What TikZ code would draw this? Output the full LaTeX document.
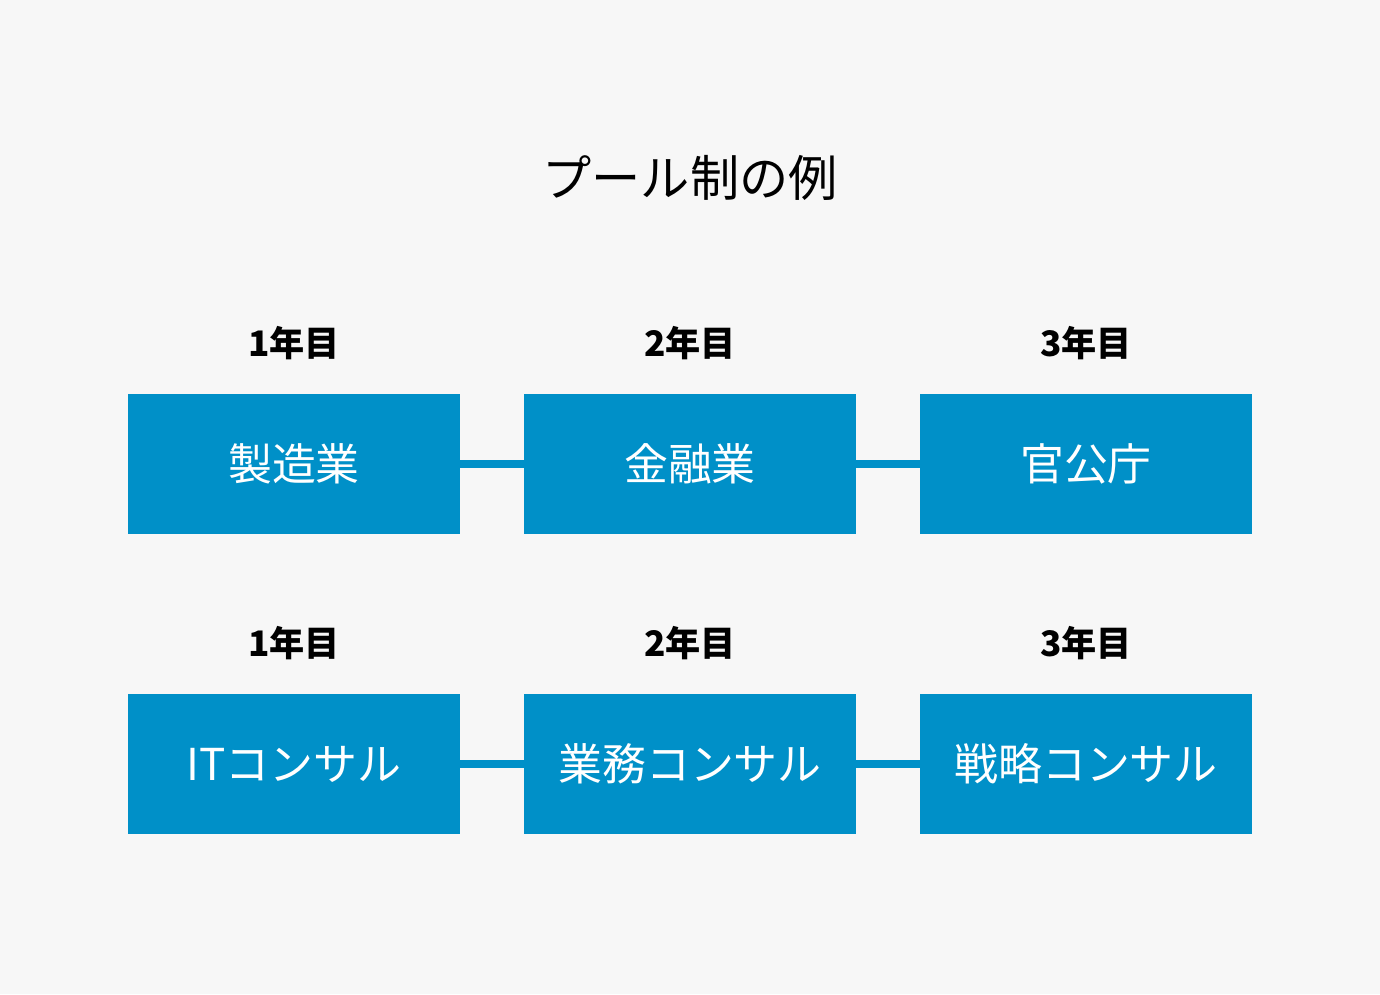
\documentclass[tikz,border=0pt]{standalone}
\usepackage{fontspec}
\setmainfont{Noto Sans CJK JP}
\usetikzlibrary{positioning}
\definecolor{poolblue}{HTML}{0090C8}
\definecolor{paper}{HTML}{F7F7F7}

\begin{document}
\begin{tikzpicture}[
    box/.style={fill=poolblue, text=white, minimum width=6.64cm, minimum height=2.8cm, inner sep=0pt, font=\fontsize{25}{25}\selectfont},
    year/.style={font=\fontsize{20}{20}\selectfont\bfseries},
    link/.style={draw=poolblue, line width=4.5pt}
]
    % background
    \fill[paper] (0,0) rectangle (27.6,19.88);

    % title
    \node (title) at (13.8,16.32) {\fontsize{28}{28}\selectfont プール制の例};

    % first row
    \node[box] (a1) at (5.88,10.6) {製造業};
    \node[box] (a2) at (13.8,10.6) {金融業};
    \node[box] (a3) at (21.72,10.6) {官公庁};

    % second row
    \node[box] (b1) at (5.88,4.6) {ITコンサル};
    \node[box] (b2) at (13.8,4.6) {業務コンサル};
    \node[box] (b3) at (21.72,4.6) {戦略コンサル};

    % year labels
    \foreach \r in {a,b} {
        \node[year, above=0.55cm of \r1] (\r y1) {1年目};
        \node[year, above=0.55cm of \r2] (\r y2) {2年目};
        \node[year, above=0.55cm of \r3] (\r y3) {3年目};
    }

    % connectors
    \draw[link] (a1) -- (a2);
    \draw[link] (a2) -- (a3);
    \draw[link] (b1) -- (b2);
    \draw[link] (b2) -- (b3);
\end{tikzpicture}
\end{document}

▶ _Aim_: Leave out the pictures and copy the rest of the material above exactly.

▶ _Written reply_:
What TikZ code would draw this? Output the full LaTeX document.
\documentclass[tikz,border=0pt]{standalone}
\usepackage{fontspec}
\setmainfont{Noto Sans CJK JP}
\usetikzlibrary{positioning}
\definecolor{poolblue}{HTML}{0090C8}
\definecolor{paper}{HTML}{F7F7F7}

\begin{document}
\begin{tikzpicture}[
    box/.style={fill=poolblue, text=white, minimum width=6.64cm, minimum height=2.8cm, inner sep=0pt, font=\fontsize{25}{25}\selectfont},
    year/.style={font=\fontsize{20}{20}\selectfont\bfseries},
    link/.style={draw=poolblue, line width=4.5pt}
]
    % background
    \fill[paper] (0,0) rectangle (27.6,19.88);

    % title
    \node (title) at (13.8,16.32) {\fontsize{28}{28}\selectfont プール制の例};

    % first row
    \node[box] (a1) at (5.88,10.6) {製造業};
    \node[box] (a2) at (13.8,10.6) {金融業};
    \node[box] (a3) at (21.72,10.6) {官公庁};

    % second row
    \node[box] (b1) at (5.88,4.6) {ITコンサル};
    \node[box] (b2) at (13.8,4.6) {業務コンサル};
    \node[box] (b3) at (21.72,4.6) {戦略コンサル};

    % year labels
    \foreach \r in {a,b} {
        \node[year, above=0.55cm of \r1] (\r y1) {1年目};
        \node[year, above=0.55cm of \r2] (\r y2) {2年目};
        \node[year, above=0.55cm of \r3] (\r y3) {3年目};
    }

    % connectors
    \draw[link] (a1) -- (a2);
    \draw[link] (a2) -- (a3);
    \draw[link] (b1) -- (b2);
    \draw[link] (b2) -- (b3);
\end{tikzpicture}
\end{document}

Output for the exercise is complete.